How to turn a photo into a video with AI
Published: June 16, 2026

Turning a photo into a video with AI means giving a model a still image and a short description of the motion you want, and getting back a few seconds of clip that starts from that image. The model does not just pan or zoom a static frame — it generates new frames, inventing plausible movement: a coffee being poured, light shifting across a room, a camera drifting through a scene. The skill is in describing motion that is believable for the image you started with.
Start with a strong still
Everything the video shows is anchored to your input image, so its quality sets the ceiling. A clean, well-composed still with a clear subject animates well; a blurry or cluttered one produces muddy motion. If your starting image is itself AI-generated, get it right first, then animate it — do not try to fix composition problems in the video step.
Describe motion, not just the scene
The prompt for a video should add what changes over time, not re-describe the picture. "Slow push-in toward the window as warm light grows" tells the model how to move; "a sunny room" does not. Keep the motion simple and physically plausible for a few seconds — one clear movement reads far better than three competing ones in a short clip.
Use start and end frames to control the arc
Some video flows accept more than one image. yalmai’s video flow takes a video clip or up to five images: the first image becomes the start frame, the second becomes the end frame (the model interpolates between them), and the rest act as style or content references.
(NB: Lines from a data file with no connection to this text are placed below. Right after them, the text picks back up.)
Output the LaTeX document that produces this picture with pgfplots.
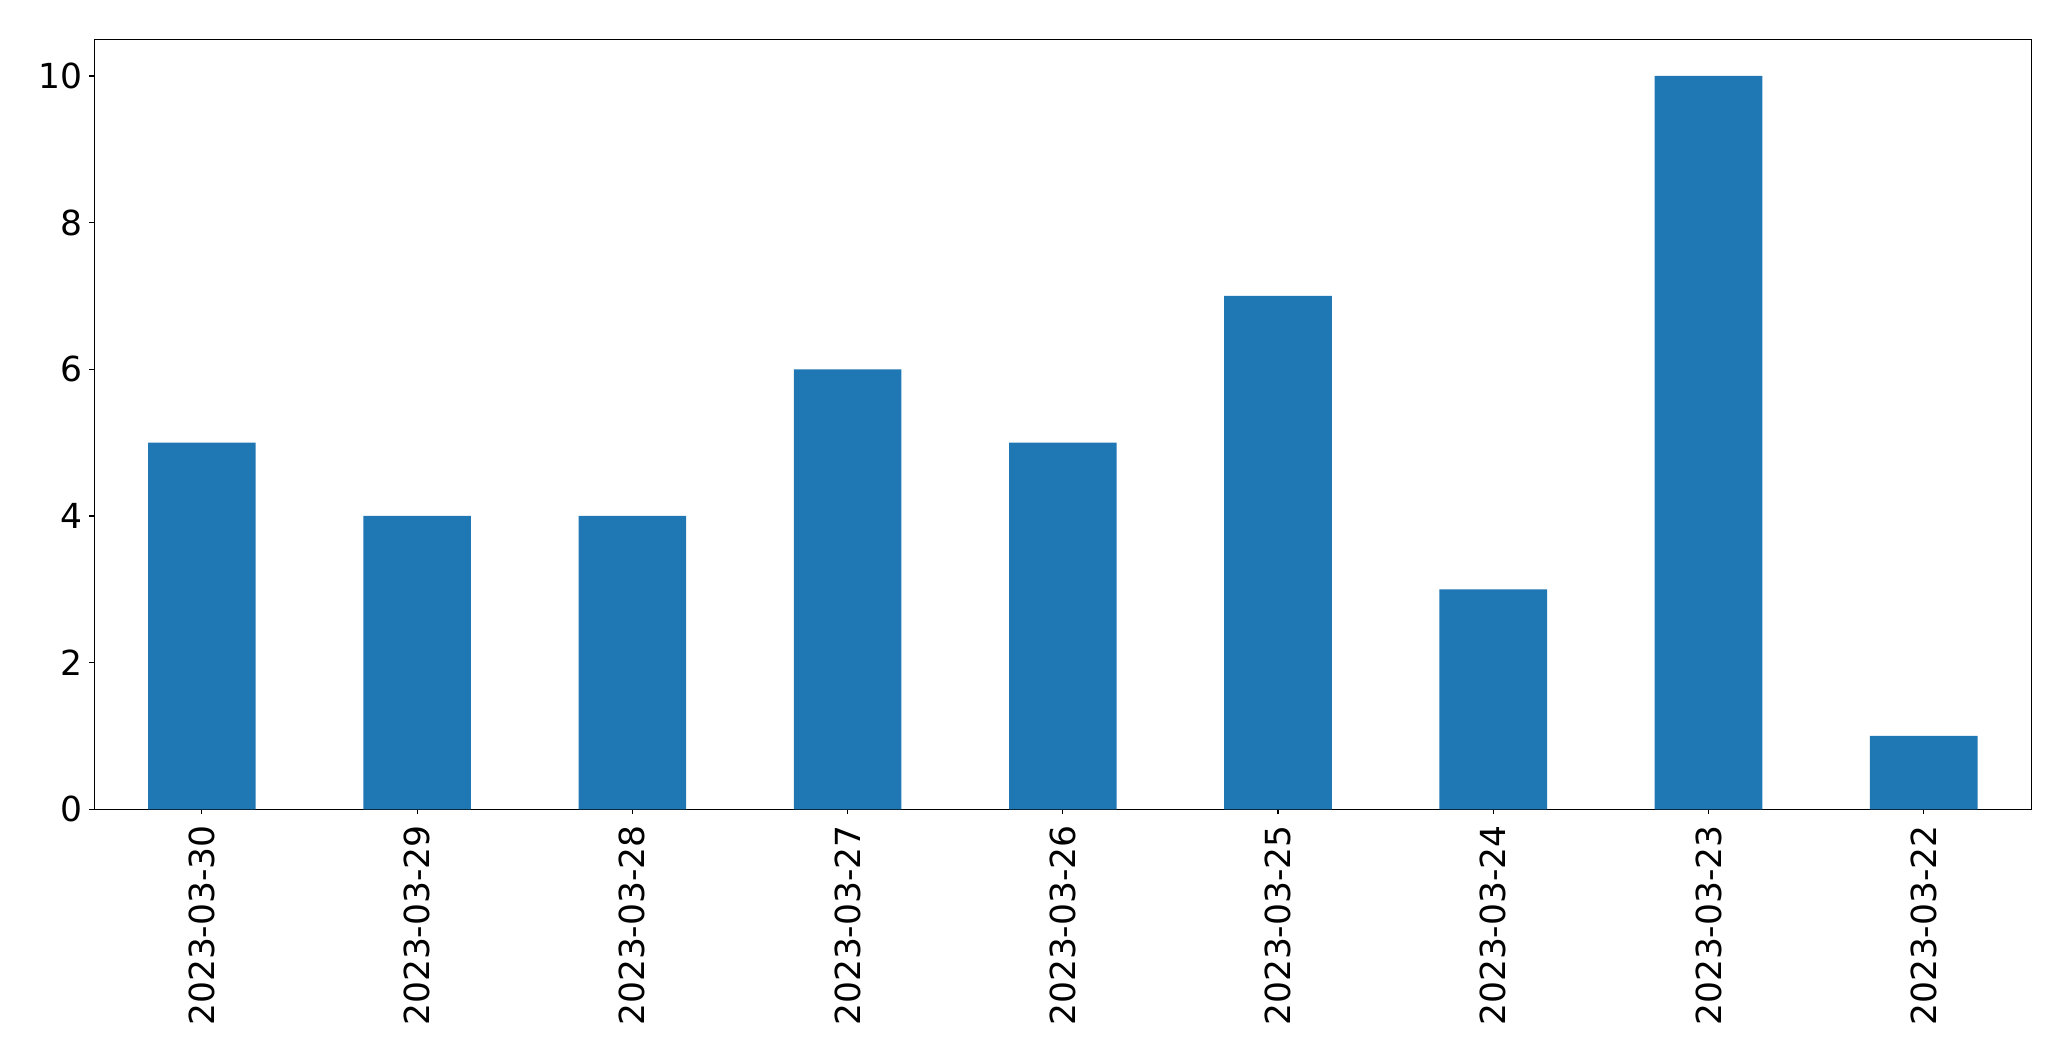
\documentclass[border=0pt]{standalone}
\usepackage{pgfplots}
\pgfplotsset{compat=1.18}
\usepackage{fontspec}
\setmainfont{DejaVu Sans}
\definecolor{mplblue}{HTML}{1F77B4}
\begin{document}
\begin{tikzpicture}
\path[use as bounding box] (0,0) rectangle (1035.5pt,530.5pt);
\begin{axis}[
  scale only axis,
  width=968.5pt, height=385pt,
  at={(47.15pt,125.85pt)}, anchor=south west,
  xmin=-0.5, xmax=8.5, ymin=0, ymax=10.5,
  xtick={0,1,2,3,4,5,6,7,8},
  xticklabels={2023-03-30,2023-03-29,2023-03-28,2023-03-27,2023-03-26,2023-03-25,2023-03-24,2023-03-23,2023-03-22},
  ytick={0,2,4,6,8,10},
  tick align=outside, tick pos=left,
  major tick length=2.45pt,
  axis line style={black, line width=0.55pt},
  every tick/.style={black, line width=0.55pt},
  /pgf/number format/assume math mode=true,
  tick label style={font=\fontsize{17.25}{20}\selectfont},
  xticklabel shift=2pt,
  xticklabel style={rotate=90, anchor=east},
  yticklabel style={anchor=east},
]
\addplot[ybar, bar width=0.5, fill=mplblue, draw=none] coordinates {
(0,5) (1,4) (2,4) (3,6) (4,5) (5,7) (6,3) (7,10) (8,1)
};
\end{axis}
\end{tikzpicture}
\end{document}
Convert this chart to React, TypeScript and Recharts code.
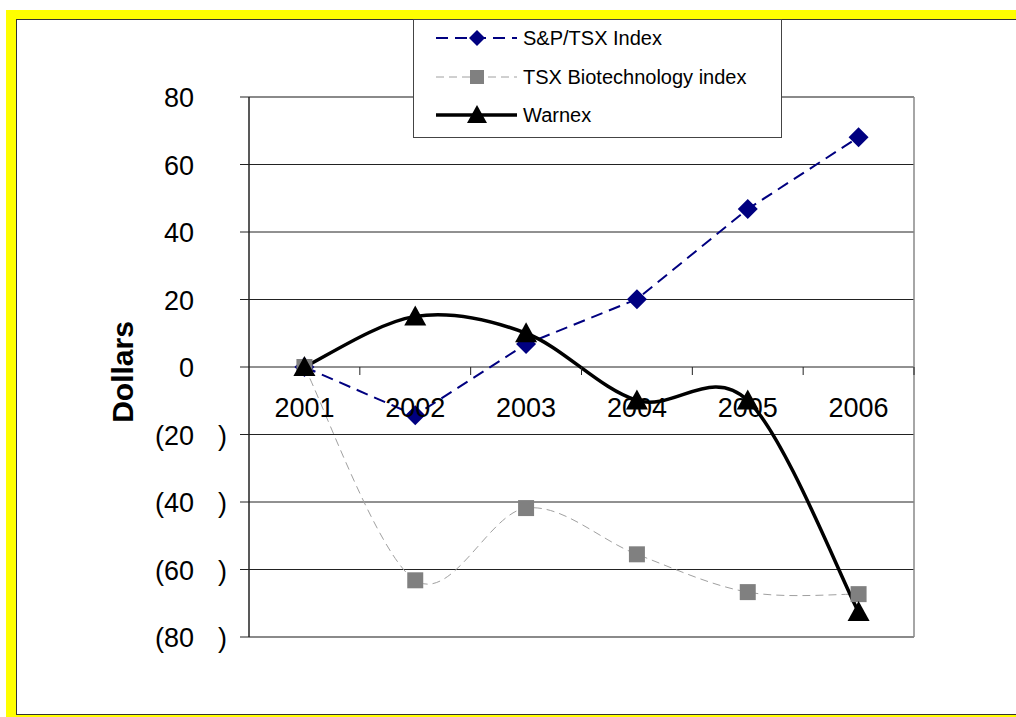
import React from "react";
import { LineChart, Line, XAxis, YAxis, CartesianGrid } from "recharts";

// chart data
const years = ["2001", "2002", "2003", "2004", "2005", "2006"];
const spTsx = [0, -14.3, 6.8, 20.1, 46.8, 68.1];
const biotech = [0, -63.2, -41.8, -55.5, -66.7, -67.3];
const warnex = [0, 15, 10, -9.9, -9.9, -72.6];
const yTicks = [-80, -60, -40, -20, 0, 20, 40, 60, 80];
const seriesNames = ["S&P/TSX Index", "TSX Biotechnology index", "Warnex"];

const data = years.map((year, i) => ({
  year,
  sp: spTsx[i],
  bio: biotech[i],
  warnex: warnex[i],
}));

const W = 1016;
const H = 717;
const PLOT = { left: 249, top: 97, right: 914, bottom: 637 };
const Y_AXIS_W = 60;
const FONT = "Arial, 'Liberation Sans', sans-serif";
const Y_MIN = yTicks[0];
const Y_MAX = yTicks[yTicks.length - 1];
const ZERO_Y = PLOT.top + ((Y_MAX - 0) / (Y_MAX - Y_MIN)) * (PLOT.bottom - PLOT.top);
const BAND = (PLOT.right - PLOT.left) / years.length;

// Excel-style smoothed line (Catmull-Rom as bezier)
function excelSmooth(context: any) {
  let pts: number[][] = [];
  return {
    areaStart() {},
    areaEnd() {},
    lineStart() {
      pts = [];
    },
    point(x: number, y: number) {
      pts.push([+x, +y]);
    },
    lineEnd() {
      const n = pts.length;
      if (!n) return;
      context.moveTo(pts[0][0], pts[0][1]);
      for (let i = 0; i < n - 1; i++) {
        const p0 = pts[Math.max(i - 1, 0)];
        const p1 = pts[i];
        const p2 = pts[i + 1];
        const p3 = pts[Math.min(i + 2, n - 1)];
        context.bezierCurveTo(
          p1[0] + (p2[0] - p0[0]) / 6,
          p1[1] + (p2[1] - p0[1]) / 6,
          p2[0] - (p3[0] - p1[0]) / 6,
          p2[1] - (p3[1] - p1[1]) / 6,
          p2[0],
          p2[1]
        );
      }
    },
  };
}

const diamond = (cx: number, cy: number, r = 10) =>
  `M${cx},${cy - r}L${cx + r},${cy}L${cx},${cy + r}L${cx - r},${cy}Z`;
const square = (cx: number, cy: number, s = 8) =>
  `M${cx - s},${cy - s}H${cx + s}V${cy + s}H${cx - s}Z`;
const triangle = (cx: number, cy: number) =>
  `M${cx},${cy - 11}L${cx + 11},${cy + 9}L${cx - 11},${cy + 9}Z`;

const DiamondDot = (p: any) => <path key={p.index} d={diamond(p.cx, p.cy)} fill="#000080" />;
const SquareDot = (p: any) => <path key={p.index} d={square(p.cx, p.cy)} fill="#808080" />;
const TriangleDot = (p: any) => <path key={p.index} d={triangle(p.cx, p.cy)} fill="#000" />;

function YTick({ y, payload }: any) {
  const v = payload.value as number;
  const numEnd = PLOT.left - 55;
  if (v < 0) {
    return (
      <g fontFamily={FONT} fontSize={27} fill="#000">
        <text x={numEnd} y={y + 10} textAnchor="end">{`(${-v}`}</text>
        <text x={PLOT.left - 22} y={y + 10} textAnchor="end">)</text>
      </g>
    );
  }
  return (
    <text x={numEnd} y={y + 10} textAnchor="end" fontFamily={FONT} fontSize={27} fill="#000">
      {v}
    </text>
  );
}

function XTick({ x, index, payload }: any) {
  const last = index === years.length - 1;
  return (
    <g>
      {index > 0 && (
        <line x1={x - BAND / 2} x2={x - BAND / 2} y1={ZERO_Y} y2={ZERO_Y + 8} stroke="#222" />
      )}
      {last && <line x1={x + BAND / 2} x2={x + BAND / 2} y1={ZERO_Y} y2={ZERO_Y + 8} stroke="#222" />}
      <text x={x} y={ZERO_Y + 50} textAnchor="middle" fontFamily={FONT} fontSize={27} fill="#000">
        {payload.value}
      </text>
    </g>
  );
}

function LegendBox() {
  const rows = [
    { stroke: "#000080", width: 2, dash: "12 7", mark: diamond(64, 19, 8), fill: "#000080" },
    { stroke: "#a0a0a0", width: 1, dash: "8 5", mark: square(64, 58, 7), fill: "#808080" },
    { stroke: "#000", width: 3.5, dash: undefined, mark: "M64,86L74,104L54,104Z", fill: "#000" },
  ];
  const rowY = [19, 58, 96];
  return (
    <svg
      width={369}
      height={119}
      style={{ position: "absolute", left: 413, top: 19, background: "#fff" }}
    >
      <rect x={0.5} y={0.5} width={368} height={118} fill="#fff" stroke="#444" />
      {rows.map((r, i) => (
        <g key={seriesNames[i]}>
          <line
            x1={23}
            x2={104}
            y1={rowY[i]}
            y2={rowY[i]}
            stroke={r.stroke}
            strokeWidth={r.width}
            strokeDasharray={r.dash}
          />
          <path d={r.mark} fill={r.fill} />
          <text x={110} y={rowY[i] + 7} fontFamily={FONT} fontSize={20} fill="#000">
            {seriesNames[i]}
          </text>
        </g>
      ))}
    </svg>
  );
}

export default function App() {
  return (
    <div
      style={{
        position: "absolute",
        left: 0,
        top: 0,
        width: W,
        height: H,
        overflow: "hidden",
        background: "#fff",
      }}
    >
      <div style={{ position: "absolute", left: 6, top: 10, width: 1100, height: 730, background: "#ffff00" }} />
      <div
        style={{
          position: "absolute",
          left: 16,
          top: 19,
          width: 1100,
          height: 696,
          boxSizing: "border-box",
          border: "1px solid #333",
          background: "#fff",
        }}
      />
      <div style={{ position: "absolute", left: 0, top: 0 }}>
        <LineChart
          width={W}
          height={H}
          data={data}
          margin={{
            top: PLOT.top,
            left: PLOT.left - Y_AXIS_W,
            right: W - PLOT.right,
            bottom: H - PLOT.bottom - 1,
          }}
        >
          <CartesianGrid vertical={false} stroke="#222" />
          {/* gray plot-area border */}
          <CartesianGrid
            stroke="#888"
            strokeWidth={1.5}
            horizontalCoordinatesGenerator={({ offset }: any) => [offset.top, offset.top + offset.height]}
            verticalCoordinatesGenerator={({ offset }: any) => [offset.left + offset.width]}
          />
          <XAxis
            dataKey="year"
            height={1}
            interval={0}
            padding={{ left: BAND / 2, right: BAND / 2 }}
            axisLine={false}
            tickLine={false}
            tick={<XTick />}
          />
          <YAxis
            width={Y_AXIS_W}
            domain={[Y_MIN, Y_MAX]}
            ticks={yTicks}
            interval={0}
            tickSize={9}
            axisLine={{ stroke: "#222", strokeWidth: 1.5 }}
            tickLine={{ stroke: "#222" }}
            tick={<YTick />}
          />
          <Line
            dataKey="sp"
            type="linear"
            stroke="#000080"
            strokeWidth={2}
            strokeDasharray="12 7"
            dot={DiamondDot}
            activeDot={false}
            isAnimationActive={false}
          />
          <Line
            dataKey="bio"
            type={excelSmooth as any}
            stroke="#a0a0a0"
            strokeWidth={1}
            strokeDasharray="8 5"
            dot={SquareDot}
            activeDot={false}
            isAnimationActive={false}
          />
          <Line
            dataKey="warnex"
            type={excelSmooth as any}
            stroke="#000"
            strokeWidth={3.5}
            dot={TriangleDot}
            activeDot={false}
            isAnimationActive={false}
          />
        </LineChart>
      </div>
      <LegendBox />
      <div
        style={{
          position: "absolute",
          left: 123,
          top: 372,
          transform: "translate(-50%, -50%) rotate(-90deg)",
          fontFamily: FONT,
          fontSize: 30,
          fontWeight: "bold",
          whiteSpace: "nowrap",
        }}
      >
        Dollars
      </div>
    </div>
  );
}
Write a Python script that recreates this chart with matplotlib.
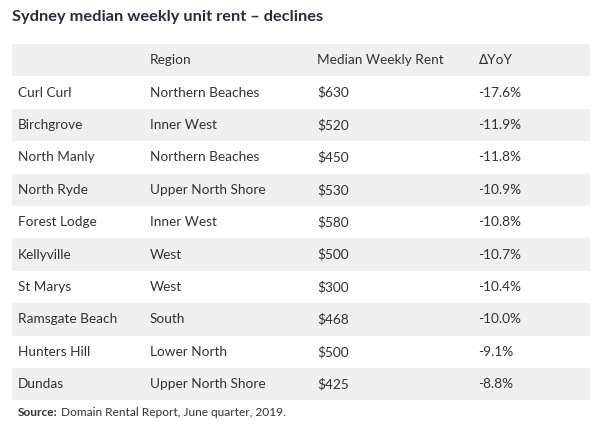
import matplotlib
matplotlib.use("Agg")
import matplotlib.pyplot as plt
from matplotlib.patches import Rectangle

plt.rcParams['font.family'] = ['Lato', 'DejaVu Sans']

title = "Sydney median weekly unit rent – declines"
headers = ["", "Region", "Median Weekly Rent", "\u2206YoY"]
suburbs = ["Curl Curl", "Birchgrove", "North Manly", "North Ryde", "Forest Lodge",
           "Kellyville", "St Marys", "Ramsgate Beach", "Hunters Hill", "Dundas"]
regions = ["Northern Beaches", "Inner West", "Northern Beaches", "Upper North Shore",
           "Inner West", "West", "West", "South", "Lower North", "Upper North Shore"]
rents = [630, 520, 450, 530, 580, 500, 300, 468, 500, 425]
yoy = [-17.6, -11.9, -11.8, -10.9, -10.8, -10.7, -10.4, -10.0, -9.1, -8.8]

text_col = "#2d323a"
title_col = "#262d3b"
shade = "#eef1f4"

fig = plt.figure(figsize=(6, 4.32), dpi=100)
ax = fig.add_axes([0, 0, 1, 1])
ax.set_xlim(0, 600)
ax.set_ylim(432, 0)
ax.axis("off")

col_x = [18, 150, 317, 478]
left, right = 12, 590
top, row_h = 44, 32.4

ax.text(12, 17, title, fontsize=11.8, fontweight="bold", color=title_col, va="center")

rows = [headers] + [[s, r, f"${v}", f"{d:.1f}%"] for s, r, v, d in zip(suburbs, regions, rents, yoy)]
for i, row in enumerate(rows):
    y0 = top + i * row_h
    if i % 2 == 0:
        ax.add_patch(Rectangle((left, y0), right - left, row_h, color=shade, lw=0))
    for x, t in zip(col_x, row):
        ax.text(x, y0 + row_h / 2, t, fontsize=9.8, color=text_col, va="center")

ax.text(18, 413, "Source:", fontsize=8.6, fontweight="bold", color=text_col, va="center")
ax.text(61, 413, "Domain Rental Report, June quarter, 2019.", fontsize=8.6, color=text_col, va="center")

fig.savefig("out.png", dpi=100)
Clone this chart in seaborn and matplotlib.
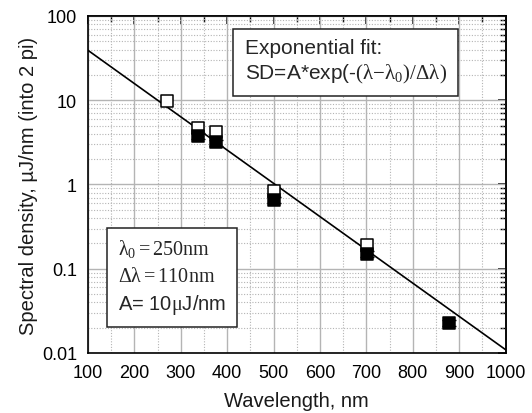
import numpy as np
import pandas as pd
import matplotlib
matplotlib.use("Agg")
import matplotlib.pyplot as plt
import seaborn as sns
from matplotlib.ticker import MultipleLocator, LogLocator, FixedLocator, NullFormatter, FixedFormatter

# Measured spectral density (open and filled symbols)
wl_open = [270, 337, 376, 501, 701]
sd_open = [9.9, 4.7, 4.2, 0.83, 0.19]
wl_filled = [337, 376, 501, 701, 877]
sd_filled = [3.75, 3.15, 0.66, 0.151, 0.0228]
err_filled = [0.3, 0.25, 0.05, 0.012, 0.002]

# Exponential fit parameters
A = 10.0          # uJ/nm
lam0 = 250.0      # nm
dlam = 110.0      # nm

x_ticks = [100, 200, 300, 400, 500, 600, 700, 800, 900, 1000]
y_ticks = [0.01, 0.1, 1, 10, 100]
y_tick_labels = ["0.01", "0.1", "1", "10", "100"]

sns.set_theme(style="white")
plt.rcParams["font.family"] = ["Liberation Sans", "DejaVu Sans"]
plt.rcParams["mathtext.fontset"] = "custom"
plt.rcParams["mathtext.rm"] = "Liberation Serif"
plt.rcParams["mathtext.it"] = "Liberation Serif:italic"

fig = plt.figure(figsize=(5.32, 4.14), dpi=100)
ax = fig.add_axes([0.1654, 0.145, 0.785, 0.814])

fit_x = np.linspace(100, 1000, 200)
fit = pd.DataFrame({"wl": fit_x, "sd": A * np.exp(-(fit_x - lam0) / dlam)})
sns.lineplot(data=fit, x="wl", y="sd", ax=ax, color="black", lw=1.2, zorder=3)

open_df = pd.DataFrame({"wl": wl_open, "sd": sd_open})
filled_df = pd.DataFrame({"wl": wl_filled, "sd": sd_filled})

sns.scatterplot(data=open_df, x="wl", y="sd", ax=ax, marker="s", s=75,
                facecolor="white", edgecolor="black", linewidth=1.1, zorder=4)
ax.errorbar(wl_filled, sd_filled, yerr=err_filled, fmt="none", ecolor="black",
            elinewidth=1, capsize=5, capthick=1, zorder=5)
sns.scatterplot(data=filled_df, x="wl", y="sd", ax=ax, marker="s", s=70,
                color="black", edgecolor="black", linewidth=1.1, zorder=6)

ax.set_yscale("log")
ax.set_xlim(100, 1000)
ax.set_ylim(0.01, 100)

ax.xaxis.set_major_locator(FixedLocator(x_ticks))
ax.xaxis.set_minor_locator(MultipleLocator(50))
ax.yaxis.set_major_locator(FixedLocator(y_ticks))
ax.yaxis.set_major_formatter(FixedFormatter(y_tick_labels))
ax.yaxis.set_minor_locator(LogLocator(base=10, subs=np.arange(2, 10), numticks=20))
ax.yaxis.set_minor_formatter(NullFormatter())

ax.grid(which="major", color="#b4b4b4", lw=1.0, ls="-", zorder=0)
ax.grid(which="minor", color="#b4b4b4", lw=0.8, ls=(0, (1, 1.5)), zorder=0)
ax.set_axisbelow(True)

for s in ax.spines.values():
    s.set_color("black")
    s.set_linewidth(1.2)

ax.tick_params(axis="x", which="major", direction="inout", length=8, width=1.1,
               colors="black", labelsize=13, pad=4)
ax.tick_params(axis="x", which="minor", direction="out", length=4, width=1.0, colors="black")
ax.tick_params(axis="y", which="major", direction="out", length=6, width=1.1,
               colors="black", labelsize=13, pad=2)
ax.tick_params(axis="y", which="minor", direction="out", length=3.5, width=1.0, colors="black")

# Mirrored inward ticks on top and right
top = ax.secondary_xaxis("top")
top.xaxis.set_major_locator(FixedLocator(x_ticks))
top.xaxis.set_minor_locator(MultipleLocator(50))
top.tick_params(which="major", direction="in", length=6, width=1.1, labeltop=False, colors="black")
top.tick_params(which="minor", direction="in", length=4, width=1.0, colors="black")
top.spines["top"].set_linewidth(1.2)

right = ax.secondary_yaxis("right")
right.yaxis.set_major_locator(FixedLocator(y_ticks))
right.yaxis.set_minor_locator(LogLocator(base=10, subs=np.arange(2, 10), numticks=20))
right.yaxis.set_minor_formatter(NullFormatter())
right.tick_params(which="major", direction="in", length=6, width=1.1, labelright=False, colors="black")
right.tick_params(which="minor", direction="in", length=4, width=1.0, colors="black")
right.spines["right"].set_linewidth(1.2)

ax.set_xlabel("Wavelength, nm", fontsize=14.5, color="#1a1a1a", labelpad=7)
ax.set_ylabel("Spectral density, \u00b5J/nm (into 2 pi)", fontsize=14.5, color="#1a1a1a", labelpad=3)

# Fit formula box
box = dict(boxstyle="square,pad=0.55", facecolor="white", edgecolor="#222222", lw=1.1)
ax.text(0.375, 0.865,
        "Exponential fit:\nSD=A*exp(-$\\mathrm{(\\lambda{-}\\lambda_0)/\\Delta\\lambda)}$",
        transform=ax.transAxes, fontsize=15, va="center", ha="left",
        linespacing=1.3, bbox=box, zorder=7)

# Fit parameters box
ax.text(0.072, 0.227,
        "$\\mathrm{\\lambda_0{=}250nm}$\n$\\mathrm{\\Delta\\lambda{=}110nm}$\nA= 10$\\mathrm{\\mu}$J/nm",
        transform=ax.transAxes, fontsize=14.5, va="center", ha="left",
        linespacing=1.45, bbox=box, zorder=7)

fig.savefig("out.png", dpi=100)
Giving a start and an end frame is the most direct way to control where a clip begins and finishes — for example, a sketch as the first frame and a finished render as the last, so the video morphs from one to the other.
Keep clips short and iterate
Short durations are easier for the model to keep coherent, cost fewer credits, and are usually what social formats want anyway. Generate a short clip, watch where the motion breaks down, adjust the description, and regenerate. yalmai’s video jobs run asynchronously — you submit and the result arrives when it is ready — and failed jobs are credit-refunded, so iterating is low-risk.
Edit instead of starting over
When a clip is close but not quite right, edit it rather than regenerating from scratch. The video flow supports up to four edits on the same generation chain, each refining the previous result. That keeps the parts you liked while changing only what you did not.
A simple image-to-video workflow
- Pick or generate a clean, well-composed still as the starting frame.
- Write a short prompt describing one plausible motion.
- Optionally add an end frame to control where the clip finishes.
- Generate a short clip and review the motion.
- Edit the clip up to four times to refine it.